S.G : On dirait de la psychanalyse.

 M.B : C’est le problème de la recherche. On regarde notre travail, on écrit dessus, on se pose des questions par rapport à notre travail, à nous-même, on essaie de trouver des réponses. Le but, c’est de ne pas vraiment trouver de réponse, parce que quand tu le fais, tu as finis. En même temps, quand tu as un travail plutôt original, tu ne trouves pas la réponse. J’ai déjà du mal à trouver la question [=problématique].

 S.G : Après tu peux être partisan de l’idée « c’est pour transmettre mes émotions ». Plus sérieusement, j’avais lu que, même inconsciemment, les émotions se retranscrivent dans l’œuvre

 M.B : C’est vrai mais mon travail se rapproche plus d’une recherche scientifique. J’essaie justement d’enlever toute l’entité émotionnelle dans mon travail, pour en faire ressortir la matière. Si ça crée des émotions chez les autres, tant mieux, mais je n’ai pas la volonté de transmettre des émotions. Après, la façon dont je fais mes expériences me permet d’utiliser certaines émotions, parce que c’est un travail assez agressif, c’est pour ça que je parlais de l’art gestuel américain. J’ai récupéré une pratique de Street art, qui est donc furtive, excitante, impulsive et provoquante, tant dans les médiums et les matériaux, que dans la façon de travailler, parce que je travaille rapidement, dangereusement.
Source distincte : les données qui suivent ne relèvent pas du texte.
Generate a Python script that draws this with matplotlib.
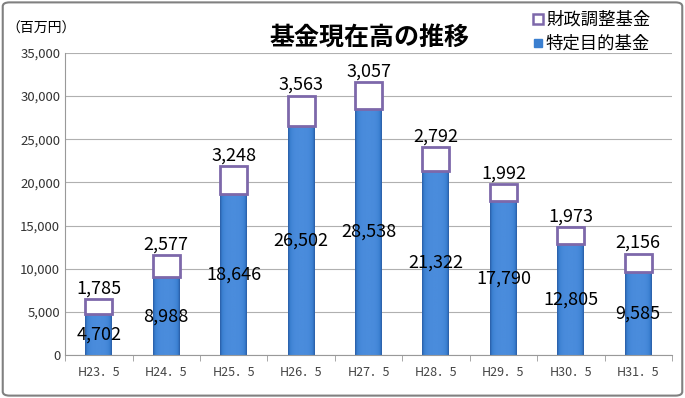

Je confronte constamment la nature dans un rapport de force, parce que j’essaie de maintenir la matière dans un état qui n’est pas naturel, j’essaie de garder la matière en instabilité.

Dans mes réflexions, je me dis que ce serait aussi intéressant d’exposer comment je travaille.

S.G : C’est vrai que, quand on sait que ce n’est pas le résultat qui importe dans ton travail, il peut être intéressant de faire une performance, que l’on te voit en pleine action, parce qu’on a envie de savoir comment tu travailles, de voir l’évolution de la matière.

 M.B : Le problème c’est que je ne veux pas présenter mon travail en tant que performance. Mon travail ce n’est pas le geste que je fais et le résultat, c’est-à-dire l’œuvre qui va en sortir, mais c’est le procédé, les protocoles, tout ce qui est mis en œuvre. C’est comment cet objet en arrive à ce stade et comment cette absence d’équilibre de la matière fonctionne. En fait, j’aimerais que les gens voient mon travail de la même façon que moi, pendant que je le fais.

Je pense utiliser un support vidéo pour retranscrire cela mais c’est encore au stade d’essai, je n’ai rien de concluant pour l’instant.